Residents protest school’s planned move

Pupils marched with posters against the relocation of their school.

Parents of pupils at a Manenberg primary school are unhappy with plans to move their children to a school in what they say is a more dangerous part of the neighbourhood.

The Western Cape Education Department (WCED) has proposed merging Sonderend Primary School, in Sonderend Road, with Edendale Primary School, on the corner of Philippi Ring Road and Manenberg Avenue, to make way for the new Klipfontein regional hospital.

More than 50 parents protested outside Sonderend Primary last Wednesday and Thursday, demanding answers from the provincial education department. The department hasn’t given a date for the proposed merger of the schools in a new building on the Edendale Primary site, but the Sonderend Primary parents say it’s a bad idea.

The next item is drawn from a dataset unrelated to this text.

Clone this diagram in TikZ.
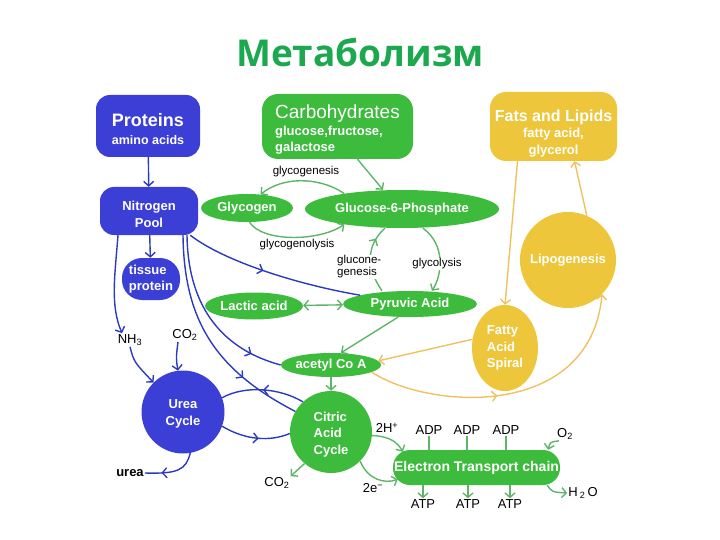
\documentclass[tikz,border=0pt]{standalone}
\usepackage{fontspec}
\setmainfont{Liberation Sans}
\newfontfamily\titlefont{Open Sans}
\usepackage{tikz}
\usetikzlibrary{arrows.meta,shapes.geometric,decorations.markings}
\definecolor{bluefill}{HTML}{3B3FD6}
\definecolor{blueline}{HTML}{2B3BBF}
\definecolor{greenfill}{HTML}{3DBB3D}
\definecolor{greenline}{HTML}{5DB46A}
\definecolor{yellowfill}{HTML}{EDC63B}
\definecolor{yellowline}{HTML}{EFC15F}
\definecolor{titlegreen}{HTML}{1CA84E}
\tikzset{
  >={Straight Barb[length=4.5pt,width=10pt]},
  nodefont/.style={font=\bfseries\fontsize{13}{16.5}\selectfont},
  bluebox/.style={fill=bluefill,text=white,rounded corners=14pt,inner sep=0pt,align=center,nodefont},
  greenbox/.style={fill=greenfill,text=white,rounded corners=14pt,inner sep=0pt,align=center,nodefont},
  yellowbox/.style={fill=yellowfill,text=white,rounded corners=14pt,inner sep=0pt,align=center,nodefont},
  bblob/.style={ellipse,fill=bluefill,text=white,inner sep=0pt,align=center,nodefont},
  gblob/.style={ellipse,fill=greenfill,text=white,inner sep=0pt,align=center,nodefont},
  yblob/.style={ellipse,fill=yellowfill,text=white,inner sep=0pt,align=center,nodefont},
  lbl/.style={inner sep=1pt,fill=white,font=\fontsize{11.5}{12}\selectfont},
  chem/.style={inner sep=1pt,font=\fontsize{13}{15}\selectfont},
  bline/.style={blueline,line width=1.4pt},
  gline/.style={greenline,line width=1.4pt},
  yline/.style={yellowline,line width=1.4pt},
  bar/.style={bline,->},
  gar/.style={gline,->},
  yar/.style={yline,->},
  midtip/.style={postaction={decorate},decoration={markings,mark=at position #1 with {\arrow{>}}}}
}

\begin{document}
\begin{tikzpicture}[x=1pt,y=-1pt]
\useasboundingbox (0,0) rectangle (720,540);
\node[font=\titlefont\bfseries\fontsize{37}{40}\selectfont,text=titlegreen] (title) at (360,52) {Метаболизм};

% boxes on top
\node[bluebox,minimum width=104pt,minimum height=62pt,align=left] (prot) at (148,126)
  {{\fontsize{18}{20}\selectfont\rule{0pt}{19pt}Proteins}\\[1pt]{\fontsize{12.5}{14}\selectfont amino acids}};
\node[greenbox,minimum width=151pt,minimum height=65pt,rounded corners=16pt,align=left] (carb) at (337.5,126.5)
  {{\mdseries\fontsize{19}{21}\selectfont\rule{0pt}{20pt}Carbohydrates}\\ glucose,fructose,\\ galactose};
\node[yellowbox,minimum width=127pt,minimum height=69pt,rounded corners=16pt] (fats) at (553.5,126.5)
  {{\fontsize{16}{18}\selectfont\rule{0pt}{25pt}Fats and Lipids}\\ fatty acid,\\ glycerol};

\node[bluebox,minimum width=98pt,minimum height=48pt] (npool) at (149,211) {\rule{0pt}{16.5pt}Nitrogen\\ Pool};
\node[gblob,minimum width=92pt,minimum height=28pt] (glycogen) at (247,208) {Glycogen};
\node[gblob,minimum width=194pt,minimum height=38pt] (g6p) at (402,209) {Glucose-6-Phosphate};
\node[bluebox,minimum width=58pt,minimum height=42pt,rounded corners=20pt,align=left] (tissue) at (151,279) {tissue\\ protein};
\node[yblob,circle,minimum size=96pt] (lipo) at (568,260) {Lipogenesis};
\node[gblob,minimum width=98pt,minimum height=27pt] (lactic) at (254,306) {Lactic acid};
\node[gblob,minimum width=134pt,minimum height=26pt] (pyr) at (410,304) {Pyruvic Acid};
\node[yblob,minimum width=66pt,minimum height=86pt,align=left] (fas) at (505,348) {Fatty\\ Acid\\ Spiral};
\node[gblob,minimum width=97pt,minimum height=24pt] (acetyl) at (331,365) {acetyl Co A};
\node[bblob,circle,minimum size=83pt] (urea) at (183,412) {\rule{0pt}{13pt}Urea\\ Cycle};
\node[gblob,circle,minimum size=82pt,align=left] (citric) at (331,432) {\rule{0pt}{14pt}Citric\\ Acid\\ Cycle};
\node[greenbox,minimum width=167pt,minimum height=35pt,rounded corners=17pt,font=\bfseries\fontsize{14}{16}\selectfont] (etc) at (476.5,467.5) {Electron Transport chain};

% formula labels
\node[chem] (nh3) at (130,340) {NH\textsubscript{3}};
\node[chem] (co2a) at (185,335) {CO\textsubscript{2}};
\node[chem,font=\bfseries\fontsize{13}{15}\selectfont] (ureal) at (130,473) {urea};
\node[chem] (co2b) at (277,483) {CO\textsubscript{2}};
\node[chem] (hplus) at (387,428) {2H\textsuperscript{+}};
\node[chem] (elec) at (373,488) {2e\textsuperscript{−}};
\foreach \n/\x in {1/429,2/467,3/506} \node[chem] (adp\n) at (\x,430) {ADP};
\foreach \n/\x in {1/423,2/468,3/510} \node[chem] (atp\n) at (\x,504) {ATP};
\node[chem] (o2) at (565,434) {O\textsubscript{2}};
\node[chem] (h2o) at (583,493) {H\,\textsubscript{2}\,O};

% nitrogen side
\draw[bar] (prot) -- (npool);
\draw[bar] (npool) -- (tissue);
\draw[bar] ([xshift=-31pt]npool.south) .. controls (115,275) and (110,305) .. ([xshift=-8pt]nh3.north);
\draw[bar] (nh3.south) .. controls (134,362) .. (urea.135);
\draw[bar] ([xshift=-7pt]co2a.south) .. controls (176,358) .. (urea.97);
\draw[bline,midtip=0.45] ([xshift=-8pt]npool.south east) .. controls (225,262) and (300,285) .. (pyr.170);
\draw[bline,midtip=0.82] ([xshift=38pt]npool.south) .. controls (188,310) and (225,350) .. (acetyl.west);
\draw[bline,midtip=0.72] ([xshift=34pt]npool.south) .. controls (184,320) and (215,370) .. (citric.150);
\draw[bline,midtip=0.5] (citric.133) .. controls (280,388) and (245,385) .. (urea.20);
\draw[bline,midtip=0.55] (urea.-20) .. controls (245,440) and (270,442) .. (citric.182);
\draw[bline,midtip=0.7] (urea.-80) .. controls (186,470) and (178,474) .. (ureal.east);

% carbohydrate side
\draw[gar] ([xshift=20pt]carb.south) -- ([xshift=-19pt]g6p.north);
\draw[gar] (g6p.165) .. controls (318,176) and (282,177) .. (glycogen.45);
\draw[gar] (glycogen.-80) .. controls (262,242) and (318,242) .. (g6p.-165);
\draw[gline,midtip=0.8] ([xshift=-28pt]pyr.north) .. controls (366,268) and (366,245) .. ([xshift=-17pt]g6p.south);
\draw[gar] ([xshift=21pt]g6p.south) .. controls (446,245) and (442,275) .. ([xshift=22pt]pyr.north);
\draw[gline,<->] (lactic) -- (pyr);
\draw[gar] ([xshift=-12pt]pyr.south) -- ([xshift=10pt]acetyl.north);
\draw[gar] (acetyl) -- (citric);
\draw[gar] (citric.-130) -- (co2b.north east);
\draw[gar] (citric.-5) .. controls (390,436) and (398,443) .. ([xshift=10pt,yshift=-2pt]etc.north west);
\draw[gar] (citric.-45) .. controls (368,480) and (385,484) .. ([xshift=5pt,yshift=6pt]etc.south west);
\foreach \n in {1,2,3} {
  \draw[gline] (adp\n.south) -- (adp\n.south |- etc.north);
  \draw[gar] (atp\n.north |- etc.south) -- (atp\n.north);
}
\draw[gar] ([xshift=-6pt]o2.south) .. controls (550,442) .. ([xshift=-12pt]etc.north east);
\draw[gar] ([xshift=-13pt]etc.south east) .. controls (552,492) .. (h2o.west);

% fat side
\draw[yar] ([xshift=-36pt]fats.south) -- (fas.north);
\draw[yar] (lipo.67) -- ([xshift=21pt]fats.south);
\draw[yar] (fas.165) -- (acetyl.5);
\draw[yar,midtip=0.45] (acetyl.-10) .. controls (430,410) and (590,420) .. (lipo.-45);

% pathway names over the arcs
\node[lbl] (lgenesis) at (306,172) {glycogenesis};
\node[lbl] (llysis) at (297,245) {glycogenolysis};
\node[lbl,align=left,anchor=west] (lneo) at (336,267) {glucone-\\genesis};
\node[lbl] (lglyco) at (437,264) {glycolysis};
\end{tikzpicture}
\end{document}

One of them, Gaironiesa Abrahams, who has children in grades
1 and 7, called the plan “disastrous” as gang violence, she said, was
common in that part of Manenberg.

The hospital would be of a
huge benefit to the community, but the children’s education and safety were more important, she said.

She complained that parents had first learnt of the plans in the press a few months ago .

“Gangsterism is so bad that side. How will the children go to school? If they have no education, how will they get jobs?”

Mayor Dan Plato announced plans for the new hospital last November.

Silverstream High will be kept as a school of skills on the former GF Jooste Hospital site in Duinefontein Road; a new primary school will be built on the Edendale Primary School site; the hospital will be where Silverstream High and Sonderend Primary are now, and Rio Gande and Manenberg primary schools will be rebuilt in situ.

The hospital, with paediatrics and obstetrics among its specialised services, will at first have 226 beds, with 418 added later.

It is expected to be larger than the Khayelitsha and Mitchell’s Plain district hospitals and will be a referral hospital for surrounding communities, taking pressure off other facilities.

Ms Hammond said parents were upset because they had heard rumours that Sonderend Primary was closing, but the school was moving, not closing.

“The school is to communicate to parents the community action plan and to explain that the learners will not be without a school,” she said.